Mixture of Gaussians¶

The most widely used mixture model is the mixture of Gaussians also known as Gaussian mixture model (GMM). In this model each base distribution is a mixture of multivariate Gaussians with mean \(\mu_k\) and covariance matrix \(\Sigma_k\).

\[\begin{split} p(x) = p(x|z)p(z) \\ p(x_i|\theta) = \sum_{k=1}^K \pi_k \mathcal{N}(x_i| \mu_k, \Sigma_k) \end{split}\]
  • \(\pi_k = p(z=k)\)

  • \(\sum_k \pi_k = 1\) are the mixture weights

Here we assume that our observed data is comprised of K cluster with proportions specified by \(\pi_1, \cdots, \pi_k\), where each cluster is a Gaussian.

The Gaussian mixture can be viewed as a universal approximator, we can approximate any smooth density with zero error if we have enough components.

EM¶

One way to fit Gaussian mixture model is to use EM

We assume a known number of K mixture components:

\[\begin{split} Q(\theta|\theta^{(t -1)} ) \triangleq E[\sum_i \log p(x_i, z_i |\theta)] \\ = \sum_i E[\log [\prod_{k =1}^K (\pi_k p(x_i | \theta_k))^{I(z_i = k)}]] \\ = \sum_i \sum_k E[I(z_i = k| x_i ,\theta^{t - 1})]\log [\pi_k p(x_i|\theta_k)] \\ = \sum_i \sum_k r_{ik} \log \pi_k + \sum_i \sum_k r_{ik} \log p(x_i|\theta_k) \end{split}\]
  • \(r_{ik} = p(z_i = k| x_i, \theta^{(t-1)})\) is the responsibility that cluster k takes from data point i.

E step¶

This is the same for all mixture models

\[ r_{ik} = \frac{\pi_k p(x_i| \theta_k^{(t - 1)}) }{\sum_{k'} \pi_{k'}p(x_i| \theta^{(t-1)}_{k'}) } \]

M step¶

We need to optimize Q with respect to \(\pi\), \(\mu\) and \(\Sigma\)

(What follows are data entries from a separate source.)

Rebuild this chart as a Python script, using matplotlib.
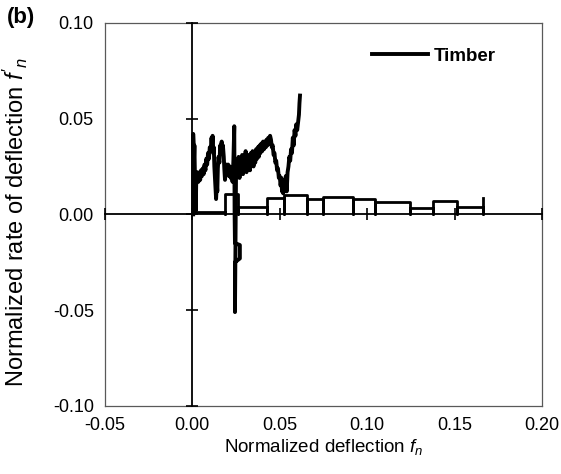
import matplotlib
matplotlib.use("Agg")
import matplotlib.pyplot as plt
import numpy as np

plt.rcParams['font.family'] = ['Liberation Sans', 'DejaVu Sans']
plt.rcParams['mathtext.fontset'] = 'custom'
plt.rcParams['mathtext.rm'] = 'Liberation Sans'
plt.rcParams['mathtext.it'] = 'Liberation Sans:italic'

# noisy rate curve
fn_noisy = [0.0005, 0.0005, 0.001, 0.0012, 0.0015, 0.002, 0.0022, 0.0025,
            0.003, 0.0035, 0.004, 0.0045, 0.005, 0.0055, 0.006, 0.0065, 0.007, 0.0075,
            0.008, 0.0085, 0.009, 0.0095, 0.010, 0.0105, 0.011, 0.0113, 0.0116,
            0.012, 0.0123, 0.0126, 0.013, 0.0133, 0.0136, 0.014, 0.0143, 0.0146,
            0.015, 0.0155, 0.016, 0.0163, 0.0168, 0.017, 0.0175, 0.018, 0.0183, 0.0187,
            0.019, 0.0195, 0.020, 0.0205, 0.021, 0.0215, 0.022, 0.0225, 0.023, 0.0235,
            0.024, 0.0242, 0.0244, 0.0272, 0.0272, 0.0244, 0.0244, 0.0248, 0.025, 0.0255, 0.026,
            0.0265, 0.027, 0.0275, 0.028, 0.0285, 0.029, 0.0295, 0.030, 0.0305, 0.031,
            0.0315, 0.032, 0.0325, 0.033, 0.0335, 0.034, 0.0345, 0.035, 0.0355, 0.036,
            0.0365, 0.037, 0.0375, 0.038, 0.0385, 0.039, 0.0395, 0.040, 0.0405, 0.041,
            0.0415, 0.042, 0.0425, 0.043, 0.0435, 0.044, 0.0445, 0.045,
            0.0455, 0.046, 0.0465, 0.047, 0.0475, 0.048, 0.0485, 0.049, 0.0495, 0.050,
            0.0505, 0.051, 0.0513, 0.0517, 0.052, 0.0525, 0.053, 0.0535, 0.054,
            0.0545, 0.055, 0.0555, 0.056, 0.0565, 0.057, 0.0575, 0.058, 0.0585, 0.059,
            0.0595, 0.060, 0.0605, 0.061, 0.0613, 0.0616]
dfn_noisy = [0.0, 0.042, 0.030, 0.036, 0.020, 0.002, 0.015, 0.020,
             0.022, 0.017, 0.021, 0.018, 0.023, 0.020, 0.024, 0.021, 0.026, 0.023,
             0.029, 0.026, 0.032, 0.029, 0.035, 0.033, 0.040, 0.036, 0.041,
             0.032, 0.035, 0.025, 0.018, 0.012, 0.008, 0.016, 0.012, 0.024,
             0.030, 0.027, 0.036, 0.032, 0.038, 0.033, 0.036, 0.030, 0.024, 0.018,
             0.022, 0.026, 0.021, 0.026, 0.020, 0.025, 0.019, 0.024, 0.017, 0.028,
             0.046, 0.0, -0.015, -0.016, -0.023, -0.025, -0.051, 0.0, 0.020, 0.027, 0.021,
             0.030, 0.019, 0.028, 0.022, 0.031, 0.021, 0.029, 0.024, 0.033, 0.022,
             0.030, 0.025, 0.031, 0.023, 0.032, 0.026, 0.033, 0.025, 0.031, 0.027,
             0.034, 0.029, 0.035, 0.030, 0.036, 0.032, 0.037, 0.033, 0.038, 0.034,
             0.038, 0.035, 0.039, 0.036, 0.040, 0.037, 0.041, 0.039,
             0.035, 0.036, 0.031, 0.032, 0.027, 0.028, 0.023, 0.024, 0.019, 0.020,
             0.015, 0.019, 0.012, 0.018, 0.011, 0.016, 0.013, 0.020, 0.012,
             0.022, 0.025, 0.030, 0.028, 0.034, 0.032, 0.040, 0.036, 0.044, 0.041,
             0.047, 0.044, 0.048, 0.052, 0.058, 0.062]

# stepped rate curve: step edges and heights
step_edges = [0.0005, 0.0187, 0.0263, 0.0425, 0.0525, 0.0654, 0.0749, 0.0920,
              0.1045, 0.1245, 0.1378, 0.1512, 0.1664]
step_heights = [0.0014, 0.0105, 0.0040, 0.0088, 0.0102, 0.0080, 0.0092, 0.0080,
                0.0066, 0.0031, 0.0071, 0.0037]
end_height = 0.0085

sx, sy = [], []
for i, h in enumerate(step_heights):
    x0, x1 = step_edges[i], step_edges[i + 1]
    sx += [x0, x0, x1, x1]
    sy += [0, h, h, 0]
sx += [step_edges[-1]]
sy += [end_height]

fig = plt.figure(figsize=(5.61, 4.74), dpi=100)
rect = [0.187, 0.1435, 0.779, 0.8085]
ax = fig.add_axes(rect)
ax.set_xlim(-0.05, 0.20)
ax.set_ylim(-0.10, 0.10)
ax.set_xticks(np.arange(-0.05, 0.201, 0.05))
ax.set_yticks(np.arange(-0.10, 0.101, 0.05))
ax.set_xticklabels(['-0.05', '0.00', '0.05', '0.10', '0.15', '0.20'])
ax.set_yticklabels(['-0.10', '-0.05', '0.00', '0.05', '0.10'])
ax.tick_params(length=0, labelsize=13, pad=8)
for s in ax.spines.values():
    s.set_color('0.35')
    s.set_linewidth(0.9)

ax.plot(fn_noisy, dfn_noisy, color='black', lw=2.8, label='Timber')
ax.plot(sx, sy, color='black', lw=2.0)

ax.set_xlabel(r"Normalized deflection $f_n$", fontsize=13.5)
ax.xaxis.set_label_coords(0.5, -0.08)
ax.set_ylabel(r"Normalized rate of deflection $f'_n$", fontsize=17)
ax.yaxis.set_label_coords(-0.172, 0.48)

ax.legend(loc='center right', bbox_to_anchor=(0.895, 0.912), frameon=False,
          handlelength=3.0, handletextpad=0.3, borderpad=0, borderaxespad=0,
          prop={'weight': 'bold', 'size': 13.5})

# axes through the origin with crossing ticks
ax2 = fig.add_axes(rect, sharex=ax, sharey=ax)
ax2.patch.set_visible(False)
ax2.spines['left'].set_position('zero')
ax2.spines['bottom'].set_position('zero')
ax2.spines['top'].set_visible(False)
ax2.spines['right'].set_visible(False)
for s in ['left', 'bottom']:
    ax2.spines[s].set_color('black')
    ax2.spines[s].set_linewidth(1.3)
ax2.tick_params(direction='inout', length=9, width=1.2, labelleft=False, labelbottom=False)

fig.text(0.012, 0.985, '(b)', fontsize=16, fontweight='bold', va='top')

fig.savefig('out.png', dpi=100)
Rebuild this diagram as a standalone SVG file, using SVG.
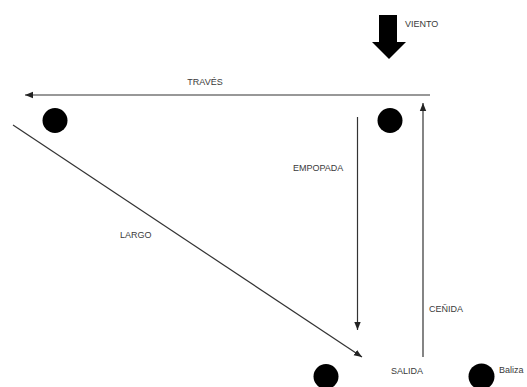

\[ \pi_k = \frac{1}{N} \sum_{i}r_{ik} = \frac{r_k}{N} \]
  • \(r_k = \sum_i r_{ik}\) the number of points asigned to cluster k

For \(\mu_k, \Sigma_k\) we simplify Q and leave only the parts it depends on

\[\begin{split} l(\mu_, \Sigma_k) = \sum_k \sum_i r_{ik} \log p(x_i|\theta_i) \\ = - \frac{1}{2} \sum_i r_{ik} [\log |\Sigma_k| + (x_i - \mu_k)^T \Sigma_k^{-1}(x_i - \mu_i)] \end{split}\]

This is just the weighted MLE of an NVM

\[\begin{split} \mu_k = \frac{\sum_i r_{ik} x_i}{r_{k}} \\ \Sigma_k = \frac{\sum_{i} r_{ik} (x_i - \mu_k)(x_i - \mu_k)^T}{r_k} = \frac{\sum_i r_{ik} x_ix_i^T}{r_k} - \mu_k \mu_k^T \end{split}\]

This is intuitive the mean of cluster \(k\) is just the weighted average of all points assigned to cluster k, and the covariance is proportional to the weighted empirical scatter matrix.

Now we set \(\theta^k = (\pi_k, \mu_k, \Sigma_k)\) for \(k = 1 : K\) and go to the next E step.